This article was firstly published on Forbes and here author is describing their views on this article. He wants to tell that if you are going to create a mobile app then what criteria you must follow.
Some companies often have no idea whether anyone uses the apps they do build. “The dirty little secret of the enterprise mobile application world is adoption,” says Richard Absalom, “They fire out apps and have no idea how successful they are. Business applications are there to transform one part of a business process, but you don’t know if they work unless you can see how people are using them.”
Why is it so difficult to get a decent mobile app at work? I’m not the only one asking this. Gartner forecasts that by the end of 2017, demand for enterprise mobile app development services will grow at least five times faster than internal IT organizations can deliver them.
And that’s where mobile analytics come into play. Chances are, your users are not using company apps precisely as envisioned—or maybe even at all. Analyzing app performance and user behavior can give developers the insight they need to reduce development cycles and increase application usefulness.
“You want to know not just about download numbers, but also about how users interact with the app,” Absalom says. “Questions like who uses an app, when do they use it, and for how long? What activities are they doing? What are they not doing? Does usage peak and then stop? The point is to understand and engage users in the context of what they are doing.”
The practice of tracking and analyzing user behavior isn’t new, but it is new to most enterprise mobile app groups, says Kaj van de Loo, Oracle vice president of development. “There are already small segments like gaming that are very advanced at analyzing user behavior, but the value is equally applicable to the enterprise.”
These five steps will help you build a mobile analytics strategy.
Measure What’s Important for Your App
Build the mobile measurement plan at the same time you define the app requirements, to make sure that the metrics are in sync with the desired behavior of your users.
“This is a new style of development that starts with business owners setting goals for what they want out of the app and working with the designers and developers to plan what and how to measure,” van de Loo says.
For example, metrics for a publishing app might focus on content consumption, while metrics for social networking apps would focus on social interaction.
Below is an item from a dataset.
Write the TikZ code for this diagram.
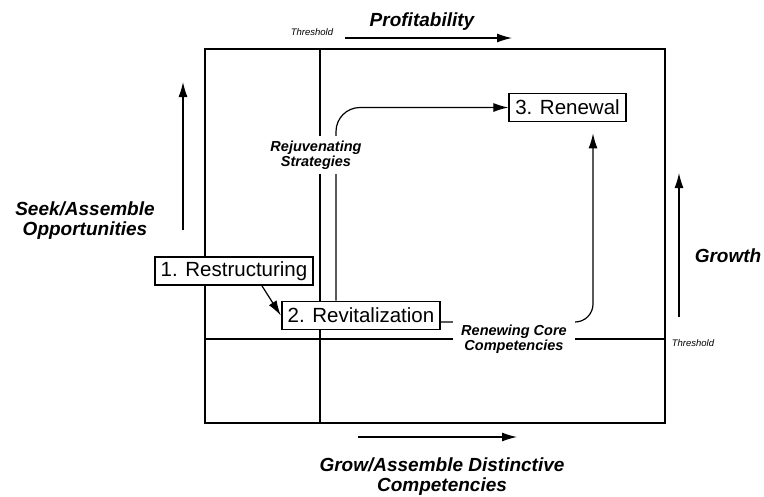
\documentclass[tikz,border=0pt]{standalone}
\usepackage{fontspec}
\setmainfont{Liberation Sans}
\usetikzlibrary{arrows.meta}
\begin{document}
\begin{tikzpicture}[x=1pt,y=-1pt,
  stage/.style={draw, line width=1.8pt, fill=white,
    font=\fontsize{20.5}{24}\selectfont, inner xsep=6pt, inner ysep=0pt,
    minimum height=28pt},
  axislabel/.style={font=\fontsize{19}{20}\selectfont\bfseries\itshape, align=center},
  pathlabel/.style={font=\fontsize{14.5}{15.5}\selectfont\bfseries\itshape,
    align=center, fill=white},
  thr/.style={font=\fontsize{9.5}{11}\selectfont\itshape},
  frame/.style={line width=1.5pt},
  gridline/.style={line width=1.1pt},
  flow/.style={line width=1.2pt, -{Latex[length=15pt,width=9pt]}},
]
\useasboundingbox (0,0) rectangle (764,496);

% outer frame and the two threshold lines
\draw[frame] (205,49) rectangle (665,423);
\draw[gridline] (320,49) -- (320,423);
\draw[gridline] (205,339) -- (665,339);

% axis arrows
\coordinate (pA) at (345,38);  \coordinate (pB) at (512,38);
\coordinate (sA) at (183,230); \coordinate (sB) at (183,82);
\coordinate (gA) at (679,317); \coordinate (gB) at (679,173);
\coordinate (cA) at (358,437); \coordinate (cB) at (517,437);
\draw[flow] (pA) -- (pB);
\draw[flow] (sA) -- (sB);
\draw[flow] (gA) -- (gB);
\draw[flow] (cA) -- (cB);

% stages
\node[stage] (restr) at (234,271) {1. Restructuring};
\node[stage] (revit) at (361,315.5) {2. Revitalization};
\node[stage] (renew) at (567.5,107.5) {3. Renewal};

% transitions between stages
\draw[flow] ([xshift=28pt]restr.south) -- (revit.west);
\draw[flow, rounded corners=24pt] ([xshift=-25pt]revit.north) |- (renew.west);
\draw[flow, rounded corners=18pt, shorten >=11pt]
  ([yshift=-6.5pt]revit.east) -| ([xshift=25.5pt]renew.south);

% path labels (masking the lines beneath)
\node[pathlabel, inner xsep=4pt, inner ysep=4pt] (rejuv) at (316,155)
  {Rejuvenating\\Strategies};
\node[pathlabel, inner xsep=8.5pt, inner ysep=5pt] (rcore) at (514,339)
  {Renewing Core\\Competencies};

% axis labels
\node[thr] (thtop) at (312,32) {Threshold};
\node[thr] (thright) at (693,343) {Threshold};
\node[axislabel] (prof) at (422,22) {Profitability};
\node[axislabel] (seek) at (85,221) {Seek/Assemble\\Opportunities};
\node[axislabel] (grow) at (728,256) {Growth};
\node[axislabel] (comp) at (442,477) {Grow/Assemble Distinctive\\Competencies};
\end{tikzpicture}
\end{document}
The development team can use those metrics to see what’s working and what isn’t, which informs the next development cycle.
Although it sounds like common sense, “defining what we want to achieve is very much lacking, especially in employee-facing apps today,” van de Loo says.
Identify Roadblocks with Event Funnels
“One way to visualize the data is as a funnel,” van de Loo says. “For example, a shopping app might measure how people browse a catalog, put things in a shopping cart, head for check out, and then make a purchase,” he says.
The ability to drill down through a path of events gives greater transparency into what’s working and what’s not. By analyzing user behavior in the shopping event funnel, for example, designers and developers might discover that only 30% of users that head for checkout actually make the purchase. From there, the team can dig deeper for the reason, such as a purchase process with too many steps.
Conduct Segment Analysis
Rather than look at all users as one unit, segment analysis breaks them into related groups with common characteristics or experiences while using the application. Now you can engage with users better by targeting specific usage patterns.
“It lets a business reach out to somebody—whether an employee or a customer—in a very highly targeted fashion,” van de Loo says.
“You want to slice and analyze by a variety of factors, such as demographics, regions, or behavior. If something changes in one of your key metrics, segmentation can help you get to the root of the issue.”
Know Where Your App Strategy Is Going
Do your best to pick an analytics framework that will support a growing user base and more mobile applications. For many companies, cloud-based platform services offer both built-in analytics and instant scalability.
“People are beginning to realize that a platform approach is a good idea,” Ovum’s Absalom says. “You need to know what you want to measure first and foremost, but platform analytics can provide some granular policy settings that let the business, UX [designers], and developers really explore how the app is being used,” he says. In particular, Absalom notes, a large enterprise with upwards of 50 mobile apps will want one central management and analytics system.
Build Partnerships
Absalom predicts that enterprises that approach mobile application development as a collaborative effort and a continuous learning cycle will stand the best chance of success. Some companies establish a mobile center of excellence, while others channel those efforts through a digital team that gathers ideas from across the business and feeds them to IT.
This cultural shift toward IT-LOB collaboration is a vital pillar, Absalom says. The other is mobile analytics. “Analytics are key to the whole thing,” he says. “You can’t succeed without it, because it’s key to know what’s working and what’s not.”